One last note, only lubricant the sides of the male threads just up from the end when using blind holes, not the female blind threads. You can hydraulically lock the fastener from going all the way in.
 
I'm relatively sure, but not 100% most bulk fasteners you get are rolled threads, also not a machinist but when cutting threads you usually have three taps from start to finish, chasing with a single tap the odds are more than likely you will end up disturbing the threads and causing more damage on off the shelf nuts and bolts. Machined parts etc are a different story, IE chasing a blind hole in a piece of equipment you suspect there might be a bur in is probably a good idea, at least with starting and finishing blind tap.
 

El Borracho

Bar Keepers Friend
7,713
3,634
Pacific Rim
I'm relatively sure, but not 100% most bulk fasteners you get are rolled threads, also not a machinist but when cutting threads you usually have three taps from start to finish, chasing with a single tap the odds are more than likely you will end up disturbing the threads and causing more damage on off the shelf nuts and bolts. Machined parts etc are a different story, IE chasing a blind hole in a piece of equipment you suspect there might be a bur in is probably a good idea, at least with starting and finishing blind tap.
I like getting my nuts rolled. Not tapped. But that is just me.
 

DDW

Super Anarchist
7,144
1,554
I have had 316 locknuts gall just turning them down by hand, well before they clamp anything. In fact I have given up supplying 316 fasteners with the product I sell, because the galling potential is too great. 304 is more forgiving, but then you have 304. Another solution is to use nuts with a different and harder material, like Nitronic. I had huge problems with galling on my K500 keel bolts, completely solved by using Nitronic 60 nuts. Not going to find them at the local ACE hardware store though.

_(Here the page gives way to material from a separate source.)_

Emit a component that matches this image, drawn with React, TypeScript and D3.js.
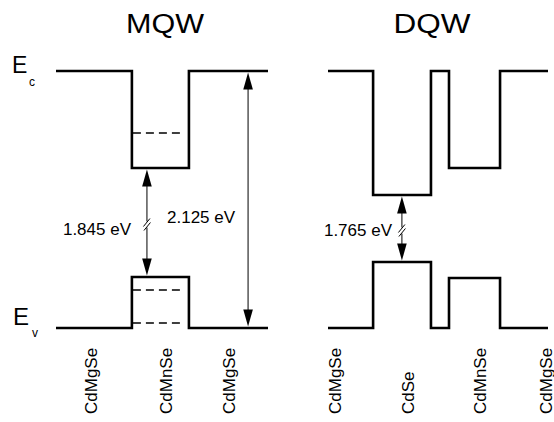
import React from "react";
import * as d3 from "d3";

// ---- Data ----
// Relative energy: 0 = Ev of barrier (CdMgSe), 1 = Ec of barrier (break in scale between)
const mqwBoundaries = [0, 35.8, 62.7, 100]; // layer boundaries (relative position)
const mqwCbLevels = [1, 0.6226, 1]; // conduction band per layer
const mqwVbLevels = [0, 0.1984, 0]; // valence band per layer
const mqwCbDashed = [0.7588];
const mqwVbDashed = [0.148, 0.0195];
const mqwLabels = ["CdMgSe", "CdMnSe", "CdMgSe"];
const mqwLabelPos = [16.5, 51.9, 81.6];
const mqwGapArrowPos = 42.9;
const mqwGapText = "1.845 eV";
const mqwBarrierArrowPos = 90.6;
const mqwBarrierText = "2.125 eV";

const dqwBoundaries = [0, 20.5, 46.8, 55, 78.2, 100];
const dqwCbLevels = [1, 0.5175, 1, 0.6226, 1];
const dqwVbLevels = [0, 0.2568, 0, 0.1946, 0];
const dqwLabels = ["CdMgSe", "CdSe", "CdMnSe", "CdMgSe"];
const dqwLabelPos = [3.2, 36.4, 69.1, 99.1];
const dqwGapArrowPos = 33.6;
const dqwGapText = "1.765 eV";

const titles = ["MQW", "DQW"];

const FONT = "'Liberation Sans', Arial, Helvetica, sans-serif";

const y = d3.scaleLinear().domain([0, 1]).range([328, 71]);
const xMqw = d3.scaleLinear().domain([0, 100]).range([56, 268]);
const xDqw = d3.scaleLinear().domain([0, 100]).range([328, 548]);

function profile(bounds: number[], levels: number[], x: d3.ScaleLinear<number, number>) {
  const pts: [number, number][] = [];
  levels.forEach((lv, i) => {
    pts.push([x(bounds[i]), y(lv)]);
    pts.push([x(bounds[i + 1]), y(lv)]);
  });
  return d3.line()(pts) || "";
}

function ArrowHead({ x, yTip, dir }: { x: number; yTip: number; dir: 1 | -1 }) {
  const len = 17;
  const hw = 4.8;
  const base = yTip - dir * len;
  return <path d={`M${x},${yTip} L${x - hw},${base} L${x + hw},${base} Z`} fill="#000" />;
}

function DoubleArrow({ x, y1, y2, broken }: { x: number; y1: number; y2: number; broken: boolean }) {
  const mid = (y1 + y2) / 2 + 2;
  return (
    <g>
      {broken ? (
        <>
          <line x1={x} x2={x} y1={y1 + 10} y2={mid - 3} stroke="#000" strokeWidth={1} />
          <line x1={x} x2={x} y1={mid + 3} y2={y2 - 10} stroke="#000" strokeWidth={1} />
          <line x1={x - 3.5} y1={mid + 2} x2={x + 3} y2={mid - 6} stroke="#000" strokeWidth={1} />
          <line x1={x - 3} y1={mid + 6} x2={x + 3.5} y2={mid - 2} stroke="#000" strokeWidth={1} />
        </>
      ) : (
        <line x1={x} x2={x} y1={y1 + 10} y2={y2 - 10} stroke="#000" strokeWidth={1} />
      )}
      <ArrowHead x={x} yTip={y1} dir={-1} />
      <ArrowHead x={x} yTip={y2} dir={1} />
    </g>
  );
}

export default function App() {
  const thick = 2.6;
  const mqwWellL = xMqw(mqwBoundaries[1]);
  const mqwWellR = xMqw(mqwBoundaries[2]);
  const mqwGapX = xMqw(mqwGapArrowPos);
  const dqwGapX = xDqw(dqwGapArrowPos);
  return (
    <svg
      width={554}
      height={422}
      style={{ position: "absolute", left: 0, top: 0, background: "#fff" }}
      fontFamily={FONT}
    >
      <rect width={554} height={422} fill="#fff" />
      <text x={165} y={33} fontSize={27} textAnchor="middle" textLength={78} lengthAdjust="spacingAndGlyphs">
        {titles[0]}
      </text>
      <text x={432} y={33} fontSize={27} textAnchor="middle" textLength={77} lengthAdjust="spacingAndGlyphs">
        {titles[1]}
      </text>

      <text x={12} y={73} fontSize={23}>E</text>
      <text x={29} y={86} fontSize={12}>c</text>
      <text x={13} y={325} fontSize={24}>E</text>
      <text x={32} y={337} fontSize={12}>v</text>

      <path d={profile(mqwBoundaries, mqwCbLevels, xMqw)} fill="none" stroke="#000" strokeWidth={thick} strokeLinejoin="miter" />
      <path d={profile(mqwBoundaries, mqwVbLevels, xMqw)} fill="none" stroke="#000" strokeWidth={thick} strokeLinejoin="miter" />
      {[...mqwCbDashed, ...mqwVbDashed].map((lv, i) => (
        <line key={i} x1={mqwWellL + 1} x2={mqwWellR - 5} y1={y(lv)} y2={y(lv)} stroke="#000" strokeWidth={1.6} strokeDasharray="8,5" />
      ))}

      <path d={profile(dqwBoundaries, dqwCbLevels, xDqw)} fill="none" stroke="#000" strokeWidth={thick} strokeLinejoin="miter" />
      <path d={profile(dqwBoundaries, dqwVbLevels, xDqw)} fill="none" stroke="#000" strokeWidth={thick} strokeLinejoin="miter" />

      <DoubleArrow x={mqwGapX} y1={y(mqwCbLevels[1]) + 1.5} y2={y(mqwVbLevels[1]) - 1.5} broken />
      <DoubleArrow x={xMqw(mqwBarrierArrowPos)} y1={y(1) + 1.5} y2={y(0) - 1.5} broken={false} />
      <DoubleArrow x={dqwGapX} y1={y(dqwCbLevels[1]) + 1.5} y2={y(dqwVbLevels[1]) - 1.5} broken />

      <text x={131} y={235} fontSize={17} textAnchor="end">{mqwGapText}</text>
      <text x={167} y={223} fontSize={17}>{mqwBarrierText}</text>
      <text x={392} y={236} fontSize={17} textAnchor="end">{dqwGapText}</text>

      {mqwLabels.map((l, i) => (
        <text key={"m" + i} transform={`translate(${xMqw(mqwLabelPos[i]) + 6},414) rotate(-90)`} fontSize={17}>
          {l}
        </text>
      ))}
      {dqwLabels.map((l, i) => (
        <text key={"d" + i} transform={`translate(${xDqw(dqwLabelPos[i]) + 6},414) rotate(-90)`} fontSize={17}>
          {l}
        </text>
      ))}
    </svg>
  );
}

All that said, Tef Gel seems to eliminate this possibility. I have not had a 316 fastener gall if coated first with Tef Gel, thousands of fasteners at this point.
 

Quickstep192

Super Anarchist
1,351
369
Chesapeake
On the 5/8 bolt I just installed, it seems like I could feel it starting to gall right as the bolt engaged the nylon insert.

I’m not looking forward to cutting that bolt apart.
 
Yep, as soon as the nylon engages it can go south without some sort of never seize. We use and renew thousands and thousands of 316 SS fasteners all with nylocks nuts in our production plants and rarely have issues, a lot of the time they even use impact guns. A plain old hacksaw with a good starette blade and a vise grip can make quick work of a SS bolt to get apart. Having a good hacksaw frame like a Lenox etc is key. Very little mess.